* Stored data
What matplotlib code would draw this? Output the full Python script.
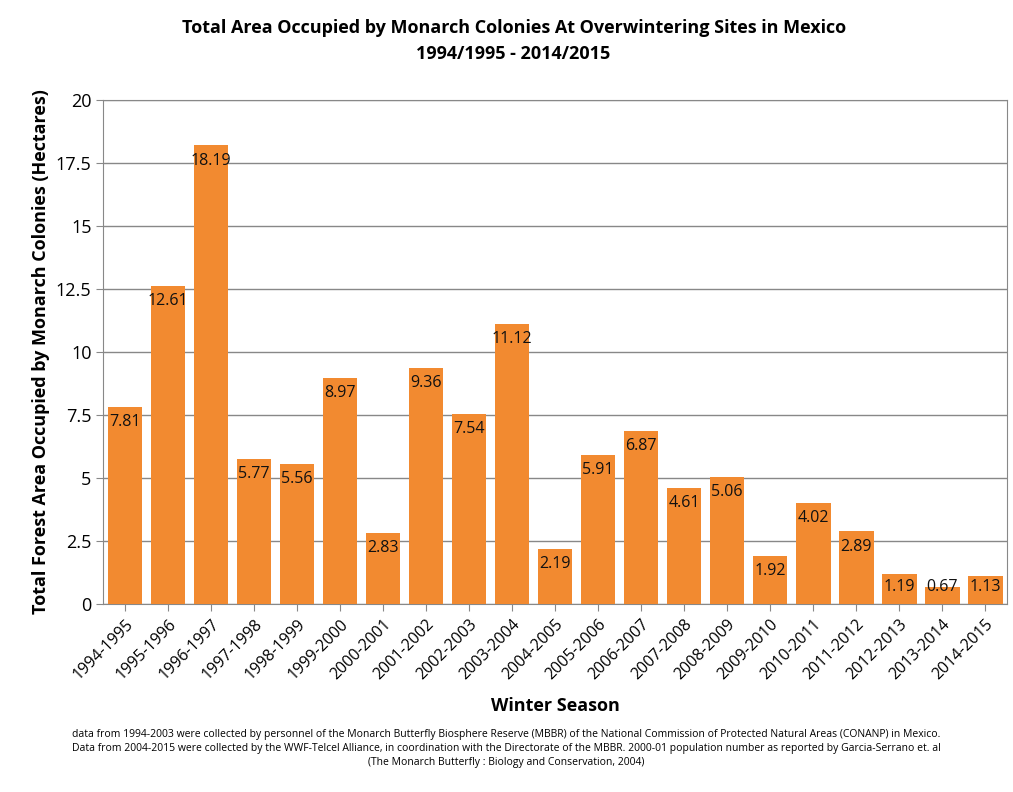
import matplotlib.pyplot as plt
import numpy as np

seasons = ['1994-1995', '1995-1996', '1996-1997', '1997-1998', '1998-1999', '1999-2000',
           '2000-2001', '2001-2002', '2002-2003', '2003-2004', '2004-2005', '2005-2006',
           '2006-2007', '2007-2008', '2008-2009', '2009-2010', '2010-2011', '2011-2012',
           '2012-2013', '2013-2014', '2014-2015']
hectares = [7.81, 12.61, 18.19, 5.77, 5.56, 8.97, 2.83, 9.36, 7.54, 11.12, 2.19, 5.91,
            6.87, 4.61, 5.06, 1.92, 4.02, 2.89, 1.19, 0.67, 1.13]
yticks = [0, 2.5, 5, 7.5, 10, 12.5, 15, 17.5, 20]
ytick_labels = ['0', '2.5', '5', '7.5', '10', '12.5', '15', '17.5', '20']

plt.rcParams['font.family'] = 'Open Sans'
fig = plt.figure(figsize=(10.13, 7.92), dpi=100)
ax = fig.add_axes([0.102, 0.237, 0.892, 0.637])

index = np.arange(len(seasons))
ax.bar(index, hectares, width=0.8, color='#f28a30', zorder=3)
for i, v in enumerate(hectares):
    ax.text(i, max(v - 0.6, 0.7), '{:.2f}'.format(v), ha='center', va='center',
            fontsize=11.5, color='#111111', zorder=4)

ax.set_xlim(-0.5, len(seasons) - 0.5)
ax.set_ylim(0, 20)
ax.set_yticks(yticks)
ax.set_yticklabels(ytick_labels, fontsize=13)
ax.set_xticks(index)
ax.set_xticklabels(seasons, rotation=45, ha='right', rotation_mode='anchor', fontsize=11.5)
ax.tick_params(axis='y', length=5, color='#888888')
ax.tick_params(axis='x', length=5, color='#888888')
ax.grid(axis='y', color='#888888', linewidth=1, zorder=0)
for s in ax.spines.values():
    s.set_color('#888888')

ax.set_xlabel('Winter Season', fontsize=13, fontweight='bold', labelpad=10)
ax.set_ylabel('Total Forest Area Occupied by Monarch Colonies (Hectares)', fontsize=13,
              fontweight='bold')

fig.text(0.507, 0.948, 'Total Area Occupied by Monarch Colonies At Overwintering Sites in Mexico\n1994/1995 - 2014/2015',
         ha='center', va='center', fontsize=13, fontweight='bold', linespacing=1.6)
fig.text(0.5, 0.055,
         'data from 1994-2003 were collected by personnel of the Monarch Butterfly Biosphere Reserve (MBBR) of the National Commission of Protected Natural Areas (CONANP) in Mexico.\n'
         'Data from 2004-2015 were collected by the WWF-Telcel Alliance, in coordination with the Directorate of the MBBR. 2000-01 population number as reported by Garcia-Serrano et. al\n'
         '(The Monarch Butterfly : Biology and Conservation, 2004)',
         ha='center', va='center', fontsize=7.5, linespacing=1.4)

fig.savefig('out.png', dpi=100)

* Problem to work on
Leave out the pictures and restate, word for word, the lines from the top of the data through the line containing "fontsize=11.5, color='#111111', zorder=4)", both included.

* Written solution
What matplotlib code would draw this? Output the full Python script.
import matplotlib.pyplot as plt
import numpy as np

seasons = ['1994-1995', '1995-1996', '1996-1997', '1997-1998', '1998-1999', '1999-2000',
           '2000-2001', '2001-2002', '2002-2003', '2003-2004', '2004-2005', '2005-2006',
           '2006-2007', '2007-2008', '2008-2009', '2009-2010', '2010-2011', '2011-2012',
           '2012-2013', '2013-2014', '2014-2015']
hectares = [7.81, 12.61, 18.19, 5.77, 5.56, 8.97, 2.83, 9.36, 7.54, 11.12, 2.19, 5.91,
            6.87, 4.61, 5.06, 1.92, 4.02, 2.89, 1.19, 0.67, 1.13]
yticks = [0, 2.5, 5, 7.5, 10, 12.5, 15, 17.5, 20]
ytick_labels = ['0', '2.5', '5', '7.5', '10', '12.5', '15', '17.5', '20']

plt.rcParams['font.family'] = 'Open Sans'
fig = plt.figure(figsize=(10.13, 7.92), dpi=100)
ax = fig.add_axes([0.102, 0.237, 0.892, 0.637])

index = np.arange(len(seasons))
ax.bar(index, hectares, width=0.8, color='#f28a30', zorder=3)
for i, v in enumerate(hectares):
    ax.text(i, max(v - 0.6, 0.7), '{:.2f}'.format(v), ha='center', va='center',
            fontsize=11.5, color='#111111', zorder=4)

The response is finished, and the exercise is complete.